6. Learn the 12 activity types as practice, not interruption
Codemonkey AI mixes quizzes, fill-in-the-gap steps, bug hunts, code ordering, previews, flashcards, visual maps, and practice tasks. Those are not decorations. Each activity makes you use the idea from a different angle, which is how the concept sticks.
If a step feels annoying, ask what it is testing: recall, reading, debugging, order, prediction, or transfer. That tells you what skill is weak.
7. Build projects before you feel ready
After several lessons, start a small project. Beginners often wait until they "know enough", but projects are how you find out what you actually understand. Pick something tiny:
- A calculator.
- A quiz game.
- A to-do list.
- A file renamer.
- A small web component.
- A command-line habit tracker.
Ask the tutor for the next small step, not the whole project. For example: "Help me create the input part only. Do not write the full solution."
8. Use the glossary whenever a word slows you down
Programming has a lot of words: variable, object, function, class, loop, array, parameter, return value, scope, method, import, exception.

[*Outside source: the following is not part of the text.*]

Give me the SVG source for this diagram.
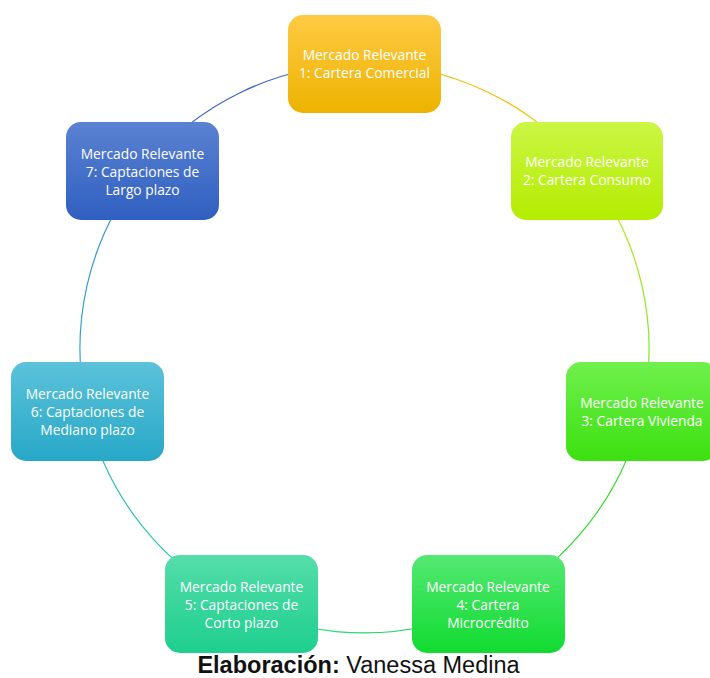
<svg xmlns="http://www.w3.org/2000/svg" width="710" height="678" viewBox="0 0 710 678">
<style>
.n{stroke:none}
.t{font-family:"Open Sans","Liberation Sans",sans-serif;font-size:13.8px;fill:#ffffff;text-anchor:middle}
.c{fill:none;stroke-width:1.2}
.cap{font-family:"Liberation Sans",Arial,sans-serif;font-size:23.5px;fill:#111111;text-anchor:middle}
</style>
<defs>
<linearGradient id="g1" x1="0" y1="0" x2="0" y2="1"><stop offset="0" stop-color="#FFCA45"/><stop offset="1" stop-color="#EDB300"/></linearGradient>
<linearGradient id="g2" x1="0" y1="0" x2="0" y2="1"><stop offset="0" stop-color="#CBF645"/><stop offset="1" stop-color="#B4EC00"/></linearGradient>
<linearGradient id="g3" x1="0" y1="0" x2="0" y2="1"><stop offset="0" stop-color="#70F04E"/><stop offset="1" stop-color="#3CE010"/></linearGradient>
<linearGradient id="g4" x1="0" y1="0" x2="0" y2="1"><stop offset="0" stop-color="#55E873"/><stop offset="1" stop-color="#10DB30"/></linearGradient>
<linearGradient id="g5" x1="0" y1="0" x2="0" y2="1"><stop offset="0" stop-color="#55DDAA"/><stop offset="1" stop-color="#1ECF8E"/></linearGradient>
<linearGradient id="g6" x1="0" y1="0" x2="0" y2="1"><stop offset="0" stop-color="#5CC2DA"/><stop offset="1" stop-color="#27A8C7"/></linearGradient>
<linearGradient id="g7" x1="0" y1="0" x2="0" y2="1"><stop offset="0" stop-color="#5B82D2"/><stop offset="1" stop-color="#2F5FC0"/></linearGradient>
<linearGradient id="l1" gradientUnits="userSpaceOnUse" x1="364.5" y1="64" x2="586.9" y2="171.1"><stop offset="0" stop-color="#F2B400"/><stop offset="0.6" stop-color="#F0C000"/><stop offset="1" stop-color="#C8E820"/></linearGradient>
<linearGradient id="l2" gradientUnits="userSpaceOnUse" x1="586.9" y1="171.1" x2="641.9" y2="411.8"><stop offset="0" stop-color="#BDEB10"/><stop offset="1" stop-color="#6AE830"/></linearGradient>
<linearGradient id="l3" gradientUnits="userSpaceOnUse" x1="641.9" y1="411.8" x2="487.9" y2="604.8"><stop offset="0" stop-color="#45DE20"/><stop offset="1" stop-color="#20D840"/></linearGradient>
<linearGradient id="l4" gradientUnits="userSpaceOnUse" x1="487.9" y1="604.8" x2="241.1" y2="604.8"><stop offset="0" stop-color="#20D840"/><stop offset="1" stop-color="#30D898"/></linearGradient>
<linearGradient id="l5" gradientUnits="userSpaceOnUse" x1="241.1" y1="604.8" x2="87.1" y2="411.8"><stop offset="0" stop-color="#30D898"/><stop offset="1" stop-color="#30B0C8"/></linearGradient>
<linearGradient id="l6" gradientUnits="userSpaceOnUse" x1="87.1" y1="411.8" x2="142.1" y2="171.1"><stop offset="0" stop-color="#30B0C8"/><stop offset="1" stop-color="#3A8AC8"/></linearGradient>
<linearGradient id="l7" gradientUnits="userSpaceOnUse" x1="142.1" y1="171.1" x2="364.5" y2="64"><stop offset="0" stop-color="#3A68C4"/><stop offset="1" stop-color="#3A60C0"/></linearGradient>
</defs>
<g id="connectors">
<path class="c" stroke="url(#l1)" d="M364.5 64 A284.5 284.5 0 0 1 586.9 171.1"/>
<path class="c" stroke="url(#l2)" d="M586.9 171.1 A284.5 284.5 0 0 1 641.9 411.8"/>
<path class="c" stroke="url(#l3)" d="M641.9 411.8 A284.5 284.5 0 0 1 487.9 604.8"/>
<path class="c" stroke="url(#l4)" d="M487.9 604.8 A284.5 284.5 0 0 1 241.1 604.8"/>
<path class="c" stroke="url(#l5)" d="M241.1 604.8 A284.5 284.5 0 0 1 87.1 411.8"/>
<path class="c" stroke="url(#l6)" d="M87.1 411.8 A284.5 284.5 0 0 1 142.1 171.1"/>
<path class="c" stroke="url(#l7)" d="M142.1 171.1 A284.5 284.5 0 0 1 364.5 64"/>
</g>
<g id="node1">
<rect class="n" x="288" y="15" width="153" height="98" rx="15" fill="url(#g1)"/>
<text class="t" x="364.5" y="60">Mercado Relevante</text>
<text class="t" x="364.5" y="78">1: Cartera Comercial</text>
</g>
<g id="node2">
<rect class="n" x="511" y="122" width="152" height="98" rx="15" fill="url(#g2)"/>
<text class="t" x="587" y="167">Mercado Relevante</text>
<text class="t" x="587" y="185">2: Cartera Consumo</text>
</g>
<g id="node3">
<rect class="n" x="566" y="362" width="152" height="99" rx="15" fill="url(#g3)"/>
<text class="t" x="642" y="408">Mercado Relevante</text>
<text class="t" x="642" y="426">3: Cartera Vivienda</text>
</g>
<g id="node4">
<rect class="n" x="412" y="555" width="153" height="98" rx="15" fill="url(#g4)"/>
<text class="t" x="488" y="592">Mercado Relevante</text>
<text class="t" x="488" y="610">4: Cartera</text>
<text class="t" x="488" y="628">Microcrédito</text>
</g>
<g id="node5">
<rect class="n" x="165" y="555" width="153" height="98" rx="15" fill="url(#g5)"/>
<text class="t" x="241.5" y="592">Mercado Relevante</text>
<text class="t" x="241.5" y="610">5: Captaciones de</text>
<text class="t" x="241.5" y="628">Corto plazo</text>
</g>
<g id="node6">
<rect class="n" x="11" y="362" width="153" height="99" rx="15" fill="url(#g6)"/>
<text class="t" x="87.5" y="399">Mercado Relevante</text>
<text class="t" x="87.5" y="417">6: Captaciones de</text>
<text class="t" x="87.5" y="435">Mediano plazo</text>
</g>
<g id="node7">
<rect class="n" x="66" y="122" width="153" height="98" rx="15" fill="url(#g7)"/>
<text class="t" x="142.5" y="159">Mercado Relevante</text>
<text class="t" x="142.5" y="177">7: Captaciones de</text>
<text class="t" x="142.5" y="195">Largo plazo</text>
</g>
<text class="cap" x="358.5" y="673"><tspan font-weight="bold">Elaboración:</tspan> Vanessa Medina</text>
</svg>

The glossary exists so those words do not become walls.
When a term feels fuzzy, pause and read the glossary entry. Then write one sentence using the word. Example: "A function is a named set of steps I can run again."
9. Keep a mistake log
A mistake log is a tiny note file with three columns: what happened, why it happened, and what you will check next time. It turns errors into progress.

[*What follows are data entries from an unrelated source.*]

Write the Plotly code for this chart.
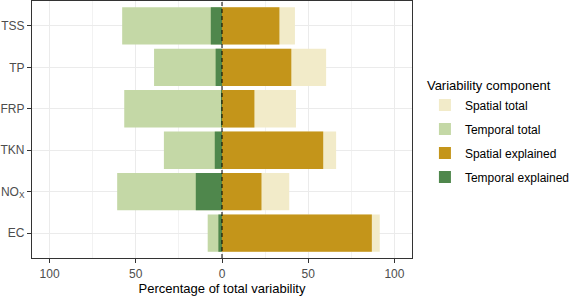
import plotly.graph_objects as go

categories = ["TSS", "TP", "FRP", "TKN", "NO<sub>X</sub>", "EC"]
spatial_total = [42.3, 60.4, 42.9, 66.2, 39.0, 91.5]
temporal_total = [57.9, 39.4, 56.7, 33.7, 60.8, 8.3]
spatial_explained = [33.3, 40.2, 18.8, 58.7, 22.9, 86.9]
temporal_explained = [6.5, 3.7, 0.4, 4.2, 15.2, 2.1]
tick_vals = [-100, -50, 0, 50, 100]
tick_text = ["100", "50", "0", "50", "100"]

colors = {
    "Spatial total": "#F2EBC9",
    "Temporal total": "#C4D8A6",
    "Spatial explained": "#C4951A",
    "Temporal explained": "#4F874C",
}

fig = go.Figure()
series = [
    ("Spatial total", spatial_total, 1),
    ("Temporal total", temporal_total, -1),
    ("Spatial explained", spatial_explained, 1),
    ("Temporal explained", temporal_explained, -1),
]
for name, vals, sign in series:
    fig.add_trace(go.Bar(
        y=categories, x=[sign * v for v in vals], orientation="h",
        name=name, legendgroup=name,
        marker=dict(color=colors[name], line=dict(width=0)),
        width=0.9, hoverinfo="x+y+name",
    ))

fig.add_shape(type="line", xref="x", yref="paper", x0=0, x1=0, y0=0, y1=1,
              line=dict(color="black", width=1, dash="4px,3px"))

fig.update_layout(
    width=576, height=297,
    margin=dict(l=32, r=162, t=1, b=39),
    barmode="overlay",
    plot_bgcolor="white", paper_bgcolor="white",
    font=dict(family="Liberation Sans, Arial, sans-serif", size=12, color="#4D4D4D"),
    legend=dict(
        title=dict(text="Variability component", font=dict(size=13, color="black")),
        x=(427 - 32) / 382, xanchor="left", y=0.5 - 3 / 257, yanchor="middle",
        font=dict(size=12, color="black"),
        bgcolor="rgba(0,0,0,0)", tracegroupgap=5, itemwidth=30,
    ),
    xaxis=dict(
        range=[-110.2, 110.2], tickvals=tick_vals, ticktext=tick_text,
        showgrid=True, gridcolor="#EBEBEB", gridwidth=1,
        minor=dict(tickvals=[-75, -25, 25, 75], showgrid=True, gridcolor="#F2F2F2", gridwidth=0.7),
        zeroline=False, showline=True, linecolor="#333333", linewidth=1.2, mirror=True,
        ticks="outside", ticklen=4, tickcolor="#333333", automargin=False,
        tickfont=dict(size=12, color="#4D4D4D"),
        title=dict(text="Percentage of total variability", font=dict(size=13, color="black"), standoff=4),
    ),
    yaxis=dict(
        categoryorder="array", categoryarray=categories, range=[5.6, -0.6],
        showgrid=True, gridcolor="#EBEBEB", gridwidth=1,
        zeroline=False, showline=True, linecolor="#333333", linewidth=1.2, mirror=True,
        ticks="outside", ticklen=4, tickcolor="#333333", automargin=False,
        tickfont=dict(size=12, color="#4D4D4D"),
    ),
)

fig.write_html("out.html", config={"displayModeBar": False},
               post_script="document.body.style.margin='0px';")
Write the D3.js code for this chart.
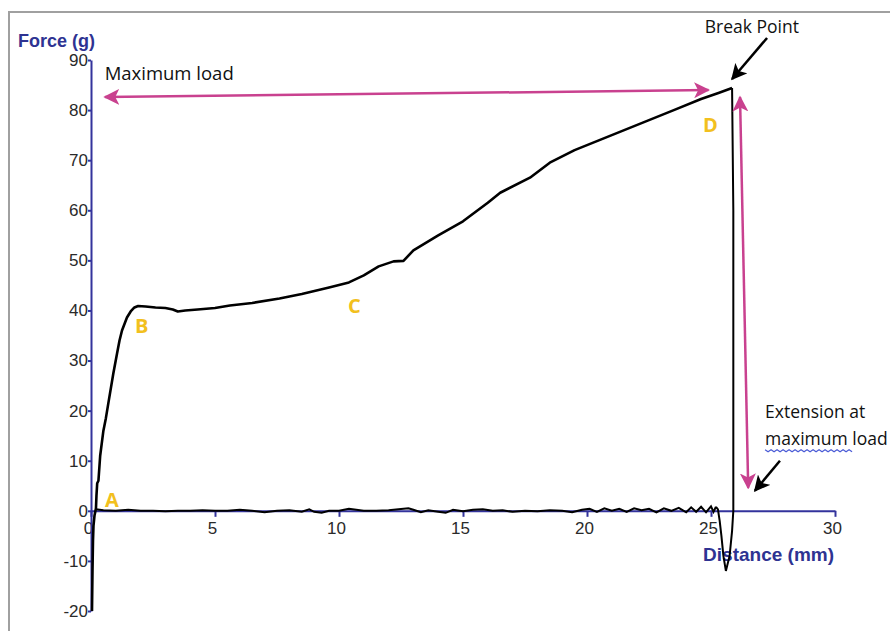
<!DOCTYPE html>
<html>
<head>
<meta charset="utf-8">
<script src="https://cdn.jsdelivr.net/npm/d3@7"></script>
<style>
  body { margin: 0; background: #fff; }
  svg { display: block; }
</style>
</head>
<body>
<div class="chart"></div>
<script>
// force-distance trace
var xTicks = [0, 5, 10, 15, 20, 25, 30];
var yTicks = [-20, -10, 0, 10, 20, 30, 40, 50, 60, 70, 80, 90];

// loading curve: distance (mm), force (g)
var loadCurve = [
  [0.04,-20],[0.06,-12],[0.08,-6],[0.1,-3],[0.14,-1],[0.2,0.5],[0.22,3],[0.25,5.5],
  [0.3,6],[0.37,11],[0.5,16],[0.6,18.5],[0.7,21.5],[0.9,27.4],[1.05,31.4],[1.15,34],
  [1.25,36],[1.45,38.6],[1.6,39.8],[1.75,40.6],[1.9,40.9],[2.2,40.8],[2.6,40.6],[3.0,40.5],
  [3.3,40.2],[3.5,39.8],[3.8,40.0],[4.3,40.2],[5.0,40.5],[5.6,41.0],[6.5,41.5],[7.6,42.4],
  [8.5,43.3],[9.6,44.6],[10.4,45.6],[11.0,47.0],[11.6,48.8],[12.2,49.8],[12.6,49.9],
  [13.0,52.0],[14.0,55.0],[15.0,57.8],[16.0,61.5],[16.5,63.5],[17.7,66.5],[18.5,69.5],
  [19.5,72.0],[20.5,74.0],[21.5,76.0],[22.5,78.0],[23.5,80.0],[24.6,82.2],[25.3,83.4],[25.85,84.4]
];

// break and drop below zero
var dropCurve = [
  [25.85,84.4],[25.9,60],[25.9,20],[25.9,0],[25.85,-4],[25.75,-9],[25.6,-12],
  [25.5,-9],[25.42,-5],[25.35,-2],[25.28,0.3],[25.2,0.8]
];

// return trace along zero
var baseCurve = [
  [0.2,0.3],[0.5,0.1],[1,0],[1.5,0.2],[2,0],[2.5,0],[3,-0.1],[3.5,0],[4,0],[4.5,0.1],
  [5,0],[5.5,0],[6,0.2],[6.5,0],[7,-0.3],[7.5,0],[8,0.1],[8.5,-0.2],[8.8,0.3],[9,-0.2],
  [9.3,-0.4],[9.6,0],[10,0],[10.4,0.4],[11,0],[11.5,0],[12,0.1],[12.4,0.3],[12.8,0.5],
  [13,0.2],[13.3,-0.3],[13.6,0.1],[14,-0.2],[14.3,-0.4],[14.6,0.2],[15,-0.1],[15.4,0.2],
  [15.8,0.3],[16.2,0],[16.6,0.1],[17,-0.2],[17.5,0],[18,-0.1],[18.5,0.1],[19,0],
  [19.4,-0.3],[19.8,0.2],[20.1,0.4],[20.4,-0.2],[20.7,0.5],[21,0],[21.3,0.4],[21.6,-0.2],
  [21.9,0.5],[22.2,0.1],[22.5,0.4],[22.8,-0.3],[23.1,0.5],[23.4,0],[23.7,0.6],[24,-0.3],
  [24.2,0.7],[24.4,-0.2],[24.6,0.8],[24.8,-0.3],[25,0.9],[25.1,-0.2],[25.2,0.8]
];

// point labels
var pointLabels = [
  {t: "A", x: 0.56, y: 0.8},
  {t: "B", x: 1.77, y: 35.4},
  {t: "C", x: 10.36, y: 39.4},
  {t: "D", x: 24.68, y: 75.6}
];

var width = 890,
    height = 631;

var x = d3.scaleLinear().domain([0, 30]).range([91, 835]);
var y = d3.scaleLinear().domain([-20, 90]).range([611, 60]);

var svg = d3.select(".chart").append("svg")
    .attr("width", width)
    .attr("height", height);

// frame of the scanned figure
svg.append("path")
    .attr("d", "M9,631V12H890")
    .attr("fill", "none")
    .attr("stroke", "#a0a0a0")
    .attr("stroke-width", 2);

var defs = svg.append("defs");
function arrowHead(id, col, size) {
  defs.append("marker")
      .attr("id", id)
      .attr("viewBox", "0 0 10 10")
      .attr("refX", 9)
      .attr("refY", 5)
      .attr("markerWidth", size)
      .attr("markerHeight", size)
      .attr("markerUnits", "userSpaceOnUse")
      .attr("orient", "auto-start-reverse")
      .append("path")
      .attr("d", "M0,0L10,5L0,10L2.5,5Z")
      .attr("fill", col);
}
arrowHead("pink", "#c9418f", 16);
arrowHead("black", "#000", 16);

var axisCol = "#33339c";

var xAxis = svg.append("g")
    .attr("transform", "translate(0," + y(0) + ")")
    .call(d3.axisBottom(x).tickValues(xTicks).tickFormat(String)
      .tickSizeInner(6).tickSizeOuter(0).tickPadding(5));

var yAxis = svg.append("g")
    .attr("transform", "translate(" + x(0) + ",0)")
    .call(d3.axisLeft(y).tickValues(yTicks).tickFormat(String)
      .tickSizeInner(3).tickSizeOuter(0).tickPadding(0));

[xAxis, yAxis].forEach(function(g) {
  g.select(".domain").attr("stroke", axisCol).attr("stroke-width", 2);
  g.selectAll(".tick line").attr("stroke", axisCol).attr("stroke-width", 2);
  g.selectAll(".tick text")
      .attr("fill", "#2a2a2a")
      .style("font-family", "'Liberation Sans', Arial, sans-serif")
      .style("font-size", "17px");
});
xAxis.selectAll(".tick text").attr("dx", "-3");

svg.append("text")
    .attr("x", 18)
    .attr("y", 47)
    .attr("fill", "#2e3392")
    .style("font-family", "'Liberation Sans', Arial, sans-serif")
    .style("font-size", "18px")
    .style("font-weight", "bold")
    .text("Force (g)");

svg.append("text")
    .attr("x", 834)
    .attr("y", 561)
    .attr("text-anchor", "end")
    .attr("fill", "#2e3392")
    .style("font-family", "'Liberation Sans', Arial, sans-serif")
    .style("font-size", "19px")
    .style("font-weight", "bold")
    .text("Distance (mm)");

var line = d3.line()
    .x(function(d) { return x(d[0]); })
    .y(function(d) { return y(d[1]); });

svg.append("path")
    .datum(baseCurve)
    .attr("d", line)
    .attr("fill", "none")
    .attr("stroke", "#000")
    .attr("stroke-width", 2);

svg.append("path")
    .datum(loadCurve)
    .attr("d", line)
    .attr("fill", "none")
    .attr("stroke", "#000")
    .attr("stroke-width", 2.6)
    .attr("stroke-linejoin", "round");

svg.append("path")
    .datum(dropCurve)
    .attr("d", line)
    .attr("fill", "none")
    .attr("stroke", "#000")
    .attr("stroke-width", 2);

// annotation arrows
var arrows = [
  {x1: 24.9, y1: 84.0, x2: 0.56, y2: 82.6, col: "#c9418f", id: "pink", both: true},
  {x1: 26.17, y1: 82.6, x2: 26.5, y2: 4.6, col: "#c9418f", id: "pink", both: true},
  {x1: 27.26, y1: 94.4, x2: 25.85, y2: 86.2, col: "#000", id: "black", both: false},
  {x1: 27.78, y1: 10, x2: 26.77, y2: 4, col: "#000", id: "black", both: false}
];

svg.selectAll(".arrow")
    .data(arrows)
    .enter()
    .append("line")
    .attr("class", "arrow")
    .attr("x1", function(d) { return x(d.x1); })
    .attr("y1", function(d) { return y(d.y1); })
    .attr("x2", function(d) { return x(d.x2); })
    .attr("y2", function(d) { return y(d.y2); })
    .attr("stroke", function(d) { return d.col; })
    .attr("stroke-width", 2.5)
    .attr("marker-end", function(d) { return "url(#" + d.id + ")"; })
    .attr("marker-start", function(d) { return d.both ? "url(#" + d.id + ")" : null; });

var noteFont = "'Open Sans', 'Noto Sans', sans-serif";

svg.append("text")
    .attr("x", x(0.55))
    .attr("y", y(86))
    .attr("fill", "#111")
    .style("font-family", noteFont)
    .style("font-size", "18.5px")
    .text("Maximum load");

svg.append("text")
    .attr("x", x(26.65))
    .attr("y", y(95.4))
    .attr("text-anchor", "middle")
    .attr("fill", "#111")
    .style("font-family", noteFont)
    .style("font-size", "17.5px")
    .text("Break Point");

svg.append("text")
    .attr("x", x(27.18))
    .attr("y", y(18.6))
    .attr("fill", "#111")
    .style("font-family", noteFont)
    .style("font-size", "17.5px")
    .text("Extension at");

svg.append("text")
    .attr("x", x(27.18))
    .attr("y", y(13.2))
    .attr("fill", "#111")
    .style("font-family", noteFont)
    .style("font-size", "17.5px")
    .text("maximum load");

// spell-check squiggle under "maximum"
var sq = "M" + x(27.18) + "," + (y(13.2) + 5);
for (var i = 1; i <= 29; i++) {
  sq += "L" + (x(27.18) + i * 3) + "," + (y(13.2) + 5 + (i % 2 ? 2 : 0));
}
svg.append("path")
    .attr("d", sq)
    .attr("fill", "none")
    .attr("stroke", "#4a5bd6")
    .attr("stroke-width", 1.2);

svg.selectAll(".ptlabel")
    .data(pointLabels)
    .enter()
    .append("text")
    .attr("class", "ptlabel")
    .attr("x", function(d) { return x(d.x); })
    .attr("y", function(d) { return y(d.y); })
    .attr("fill", "#f2c01e")
    .style("font-family", noteFont)
    .style("font-size", "20px")
    .style("font-weight", "bold")
    .text(function(d) { return d.t; });
</script>
</body>
</html>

Example: "SyntaxError: missing closing parenthesis. I opened a parenthesis but did not close it. Next time, I will check matching pairs before running."
10. Debug without guessing
Debugging is not a punishment; it is one of the main skills. When code fails, slow down. Read the first error message, not the whole stack at once. Find the likely line. Ask what changed since the last run. Then run the smallest test that can prove one idea.

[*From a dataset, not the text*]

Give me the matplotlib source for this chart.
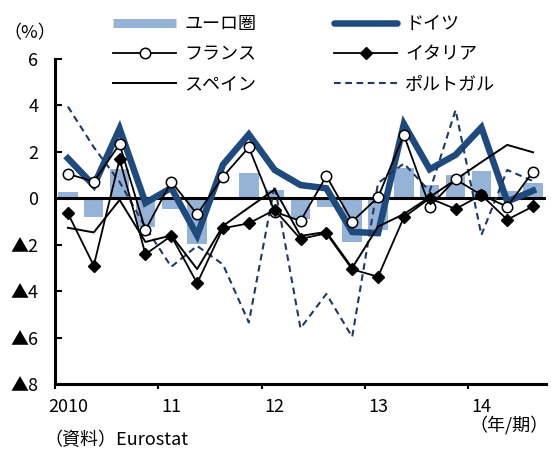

Use this prompt when you are stuck: "Explain the first error in plain English, point to the most likely line, and give me one hint. Do not fix the whole program yet." This keeps the tutor in teaching mode instead of rescue mode.
- Read: copy the first error message into your notes.
- Locate: find the file and line the error mentions.
- Hypothesize: write one guess about what caused it.
- Test: change the smallest thing and run again.
- Log: add the mistake and fix to your mistake log.
11. Use a weekly practice plan
A realistic beginner plan:
- Session 1: one new lesson, run the code, quiz yourself.
- Session 2: one new lesson, ask for hints, change the example.
- Session 3: review weak terms and redo one previous step without looking.
- Session 4: work on a tiny project for 25 to 45 minutes.
- Session 5: ask the tutor to quiz you on the week and update your mistake log.
Short regular sessions beat long rare sessions. The goal is steady contact with code.
12. Build your first projects in slices
A beginner project becomes manageable when you split it into pieces. Do not ask the tutor to build the whole project. Ask for the next slice, write it, run it, and only then move on.
Calculator project
- Print a menu with add, subtract, multiply, and divide.
- Ask the user for two numbers.
- Run one operation and print the result.
- Add input checks, such as division by zero.
- Refactor repeated code into a function.
Quiz game project
- Store three questions and answers.
- Ask one question and compare the answer.
- Add a score counter.
- Loop through all questions.
- Add a final message and replay option.
File or habit tool project
- Decide what the tool should read, change, or record.
- Make it work with one hard-coded example first.
- Add user input only after the simple version works.
- Print a clear result so you can see what happened.
- Ask the tutor to review only one improvement at a time.
13. Review code like a learner
Code review is not only for professional teams. It is how you learn to see your own habits. After a lesson or project slice works, ask Codemonkey AI for a narrow review. Narrow reviews are better than "is this good?" because they teach one skill at a time.
- "Review my variable names and suggest clearer names only."
- "Find repeated code, but do not rewrite everything."
- "List possible bugs or edge cases I should test."
- "Ask me three questions that prove I understand this function."
- "Suggest one small refactor that keeps the behavior the same."
14. Know when to ask the tutor and when to struggle
Ask quickly when you do not understand the words in the lesson. Wait longer when you understand the words but need to solve a puzzle. The first is confusion; the second is practice.
A good rule: if you are confused for three minutes, ask for an explanation. If you are working on a challenge, try for ten minutes, then ask for a hint.
15. Move from lessons to independence
At first, Codemonkey AI gives you structure. Over time, use it to become less dependent:
- Read a task and plan before asking the tutor.
- Write a first attempt, even if it is messy.
- Ask for review instead of a full answer.
- Explain the final code back to the tutor.
- Build a tiny variation without help.
16. Use these copyable tutor prompts
- Before a lesson: "Give me a two-minute preview of this lesson and tell me what I should be able to do by the end."
- While stuck: "Give me one hint and one question to think about. Do not show the solution."
- After a solution: "Quiz me on why this solution works. Ask one question at a time."
- While debugging: "Explain the first error, identify the likely line, and suggest the smallest test I can run."
- Before a project: "Break this project into five small slices. Do not write code until I ask for one slice."
- After a project: "Review my code for bugs, repeated code, unclear names, and one small refactor."
17. Troubleshooting
- You feel overwhelmed: reduce the goal to one lesson or one function.
- You copy too much: hide solutions until after two attempts and one hint.
- You forget terms: use the glossary and write your own definition.
- Your code never works: run smaller pieces and read one error at a time.
- You keep switching languages: commit to one track for 30 days.
- Your projects stall: shrink the project to input, logic, output, and one improvement.
- You understand examples but cannot write code: rebuild the same example from memory, then change one feature.
18. A good first month
- Week 1: choose one track, finish the first lessons, and learn how to ask for hints.
- Week 2: run every example yourself and start a mistake log.
- Week 3: build one tiny project with tutor review.
- Week 4: rebuild the project from memory, then start a second small project.